REPUBLIKA.CO.ID, HONG KONG - Polisi Hong Kong menangkap wakil ketua kelompok pro demokrasi yang mengorganisasi rapat umum 4 Juni untuk memperingati orang-orang yang tewas dalam penumpasan berdarah di Lapangan Tiananmen 1989. Aktivis dan pengacara Chow Hang Tung dari Aliansi Hong Kong dalam Mendukung Gerakan Demokratik Patriotik di China ditangkap di kantornya di kawasan pusat bisnis, kata seorang saksi mata.
Ia ditangkap beberapa jam sebelum menjalankan tugas mewakili politikus oposisi yang ditahan, Gwyneth Ho, dalam sidang pembebasan dengan jaminan. Chow didakwa bersekongkol untuk melakukan subversi.
Tindakan itu merupakan pelanggaran terhadap undang-undang keamanan nasional yang diberlakukan Beijing. Polisi mengirim surat kepada kelompok itu pada Agustus untuk meminta informasi tentang keanggotaan, keuangan, dan kegiatan pada 7 September, menurut salinan surat yang dikirim kepada wartawan.
Surat yang dikirim polisi itu memuat tuduhan bahwa aliansi tersebut merupakan "agen kekuatan asing". Tidak memberikan keterangan hingga batas waktu yang ditentukan bisa dikenai denda 100 ribu dolar Hong Kong (sekitar Rp 183 juta) dan enam bulan penjara, bunyi surat itu.
Undang-undang keamanan nasional menghukum tindakan yang oleh pihak berwenang secara luas disebut sebagai pemisahan diri, subversi, terorisme, dan kolusi dengan pihak asing. Pelanggar UU tersebut akan dikenai hukuman penjara seumur hidup.
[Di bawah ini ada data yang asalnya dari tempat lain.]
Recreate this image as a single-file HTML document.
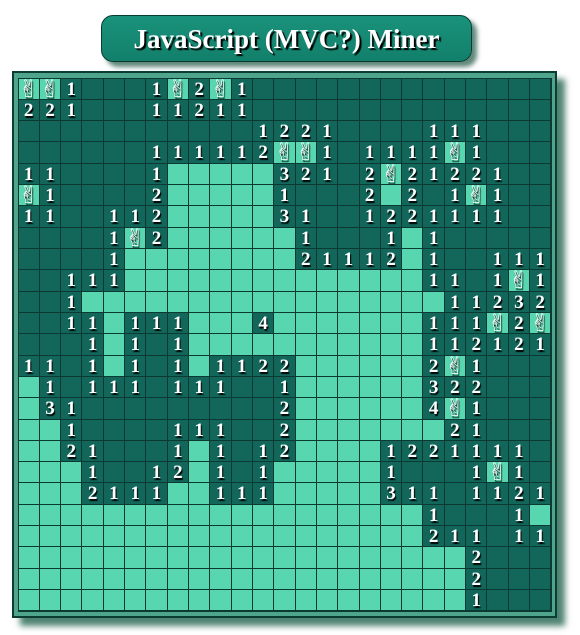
<!DOCTYPE html>
<html><head><meta charset="utf-8"><style>
html,body{margin:0;padding:0;background:#fff;width:580px;height:635px;overflow:hidden;position:relative}
.t{position:absolute;left:101px;top:15px;width:369px;height:45px;border:1.5px solid #0a3a30;border-radius:12px;background:linear-gradient(#1a927b,#12806b);box-shadow:5px 5px 5px rgba(10,70,50,.65);color:#fff;font:bold 27px "Liberation Serif",serif;text-align:center;line-height:46px;text-shadow:2px 2px 1px #000}
.bd{position:absolute;left:12px;top:71px;width:541px;height:543px;border:2px solid #0b3d33;background:#4ea58c;box-shadow:8px 8px 6px rgba(20,90,65,.75)}
.g{position:absolute;left:3.5px;top:4.5px;width:534px;height:534px;overflow:hidden;background:#0c3a32;display:grid;grid-template-columns:repeat(25,20.32px);grid-template-rows:repeat(25,20.32px);gap:1px;padding:1px;box-sizing:border-box}
.g b,.g u{display:block;overflow:hidden;min-height:0;min-width:0;text-decoration:none;font:bold 19px "Liberation Serif",serif;color:#fff;text-align:center;line-height:21px;text-shadow:1px 2px 1px #000}
.g b{background:#12675a}
.g u{background:#58d6af;font-family:"DejaVu Sans",sans-serif;font-size:24px;font-weight:normal;line-height:20px}
</style></head><body>
<div class="t">JavaScript (MVC?) Miner</div>
<div class="bd"><div class="g">
<u>✌</u><u>✌</u><b>1</b><b></b><b></b><b></b><b>1</b><u>✌</u><b>2</b><u>✌</u><b>1</b><b></b><b></b><b></b><b></b><b></b><b></b><b></b><b></b><b></b><b></b><b></b><b></b><b></b><b></b>
<b>2</b><b>2</b><b>1</b><b></b><b></b><b></b><b>1</b><b>1</b><b>2</b><b>1</b><b>1</b><b></b><b></b><b></b><b></b><b></b><b></b><b></b><b></b><b></b><b></b><b></b><b></b><b></b><b></b>
<b></b><b></b><b></b><b></b><b></b><b></b><b></b><b></b><b></b><b></b><b></b><b>1</b><b>2</b><b>2</b><b>1</b><b></b><b></b><b></b><b></b><b>1</b><b>1</b><b>1</b><b></b><b></b><b></b>
<b></b><b></b><b></b><b></b><b></b><b></b><b>1</b><b>1</b><b>1</b><b>1</b><b>1</b><b>2</b><u>✌</u><u>✌</u><b>1</b><b></b><b>1</b><b>1</b><b>1</b><b>1</b><u>✌</u><b>1</b><b></b><b></b><b></b>
<b>1</b><b>1</b><b></b><b></b><b></b><b></b><b>1</b><u></u><u></u><u></u><u></u><u></u><b>3</b><b>2</b><b>1</b><b></b><b>2</b><u>✌</u><b>2</b><b>1</b><b>2</b><b>2</b><b>1</b><b></b><b></b>
<u>✌</u><b>1</b><b></b><b></b><b></b><b></b><b>2</b><u></u><u></u><u></u><u></u><u></u><b>1</b><b></b><b></b><b></b><b>2</b><u></u><b>2</b><b></b><b>1</b><u>✌</u><b>1</b><b></b><b></b>
<b>1</b><b>1</b><b></b><b></b><b>1</b><b>1</b><b>2</b><u></u><u></u><u></u><u></u><u></u><b>3</b><b>1</b><b></b><b></b><b>1</b><b>2</b><b>2</b><b>1</b><b>1</b><b>1</b><b>1</b><b></b><b></b>
<b></b><b></b><b></b><b></b><b>1</b><u>✌</u><b>2</b><u></u><u></u><u></u><u></u><u></u><u></u><b>1</b><b></b><b></b><b></b><b>1</b><u></u><b>1</b><b></b><b></b><b></b><b></b><b></b>
<b></b><b></b><b></b><b></b><b>1</b><u></u><u></u><u></u><u></u><u></u><u></u><u></u><u></u><b>2</b><b>1</b><b>1</b><b>1</b><b>2</b><u></u><b>1</b><b></b><b></b><b>1</b><b>1</b><b>1</b>
<b></b><b></b><b>1</b><b>1</b><b>1</b><u></u><u></u><u></u><u></u><u></u><u></u><u></u><u></u><u></u><u></u><u></u><u></u><u></u><u></u><b>1</b><b>1</b><b></b><b>1</b><u>✌</u><b>1</b>
<b></b><b></b><b>1</b><u></u><u></u><u></u><u></u><u></u><u></u><u></u><u></u><u></u><u></u><u></u><u></u><u></u><u></u><u></u><u></u><u></u><b>1</b><b>1</b><b>2</b><b>3</b><b>2</b>
<b></b><b></b><b>1</b><b>1</b><u></u><b>1</b><b>1</b><b>1</b><u></u><u></u><u></u><b>4</b><u></u><u></u><u></u><u></u><u></u><u></u><u></u><b>1</b><b>1</b><b>1</b><u>✌</u><b>2</b><u>✌</u>
<b></b><b></b><b></b><b>1</b><u></u><b>1</b><b></b><b>1</b><u></u><u></u><u></u><u></u><u></u><u></u><u></u><u></u><u></u><u></u><u></u><b>1</b><b>1</b><b>2</b><b>1</b><b>2</b><b>1</b>
<b>1</b><b>1</b><b></b><b>1</b><u></u><b>1</b><b></b><b>1</b><u></u><b>1</b><b>1</b><b>2</b><b>2</b><u></u><u></u><u></u><u></u><u></u><u></u><b>2</b><u>✌</u><b>1</b><b></b><b></b><b></b>
<u></u><b>1</b><b></b><b>1</b><b>1</b><b>1</b><b></b><b>1</b><b>1</b><b>1</b><b></b><b></b><b>1</b><u></u><u></u><u></u><u></u><u></u><u></u><b>3</b><b>2</b><b>2</b><b></b><b></b><b></b>
<u></u><b>3</b><b>1</b><b></b><b></b><b></b><b></b><b></b><b></b><b></b><b></b><b></b><b>2</b><u></u><u></u><u></u><u></u><u></u><u></u><b>4</b><u>✌</u><b>1</b><b></b><b></b><b></b>
<u></u><u></u><b>1</b><b></b><b></b><b></b><b></b><b>1</b><b>1</b><b>1</b><b></b><b></b><b>2</b><u></u><u></u><u></u><u></u><u></u><u></u><u></u><b>2</b><b>1</b><b></b><b></b><b></b>
<u></u><u></u><b>2</b><b>1</b><b></b><b></b><b></b><b>1</b><u></u><b>1</b><b></b><b>1</b><b>2</b><u></u><u></u><u></u><u></u><b>1</b><b>2</b><b>2</b><b>1</b><b>1</b><b>1</b><b>1</b><b></b>
<u></u><u></u><u></u><b>1</b><b></b><b></b><b>1</b><b>2</b><u></u><b>1</b><b></b><b>1</b><u></u><u></u><u></u><u></u><u></u><b>1</b><b></b><b></b><b></b><b>1</b><u>✌</u><b>1</b><b></b>
<u></u><u></u><u></u><b>2</b><b>1</b><b>1</b><b>1</b><u></u><u></u><b>1</b><b>1</b><b>1</b><u></u><u></u><u></u><u></u><u></u><b>3</b><b>1</b><b>1</b><b></b><b>1</b><b>1</b><b>2</b><b>1</b>
<u></u><u></u><u></u><u></u><u></u><u></u><u></u><u></u><u></u><u></u><u></u><u></u><u></u><u></u><u></u><u></u><u></u><u></u><u></u><b>1</b><b></b><b></b><b></b><b>1</b><u></u>
<u></u><u></u><u></u><u></u><u></u><u></u><u></u><u></u><u></u><u></u><u></u><u></u><u></u><u></u><u></u><u></u><u></u><u></u><u></u><b>2</b><b>1</b><b>1</b><b></b><b>1</b><b>1</b>
<u></u><u></u><u></u><u></u><u></u><u></u><u></u><u></u><u></u><u></u><u></u><u></u><u></u><u></u><u></u><u></u><u></u><u></u><u></u><u></u><u></u><b>2</b><b></b><b></b><b></b>
<u></u><u></u><u></u><u></u><u></u><u></u><u></u><u></u><u></u><u></u><u></u><u></u><u></u><u></u><u></u><u></u><u></u><u></u><u></u><u></u><u></u><b>2</b><b></b><b></b><b></b>
<u></u><u></u><u></u><u></u><u></u><u></u><u></u><u></u><u></u><u></u><u></u><u></u><u></u><u></u><u></u><u></u><u></u><u></u><u></u><u></u><u></u><b>1</b><b></b><b></b><b></b>
</div></div>
</body></html>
Departemen Keamanan Nasional mengatakan dalam sebuah pernyataan Selasa (7/9) malam bahwa sebuah organisasi telah secara terbuka menyatakan akan menolak untuk memberikan informasi. "Polisi mengutuk keras tindakan seperti itu," katanya.
Saluran penyiaran lokal RTHK mengatakan polisi telah tiba di rumah dan kantor anggota-anggota kunci kelompok itu pada Rabu pagi untuk melakukan penangkapan. Tindakan ini diambil setelah kelompok tersebut menolak untuk menyerahkan informasi yang diminta oleh unit keamanan nasional. Polisi belum menanggapi permintaan komentar.
Pemimpin kelompok tersebut, Albert Ho dan Lee Cheuk-yan, sudah dipenjara karena peran mereka dalam protes antipemerintah yang mengguncang Hong Kong itu pada 2019. Kelompok pro demokrasi itu mengatakan pada Juli mereka telah memberhentikan para anggota staf untuk memastikan keselamatan mereka dan setengah dari anggota komitenya telah mengundurkan diri.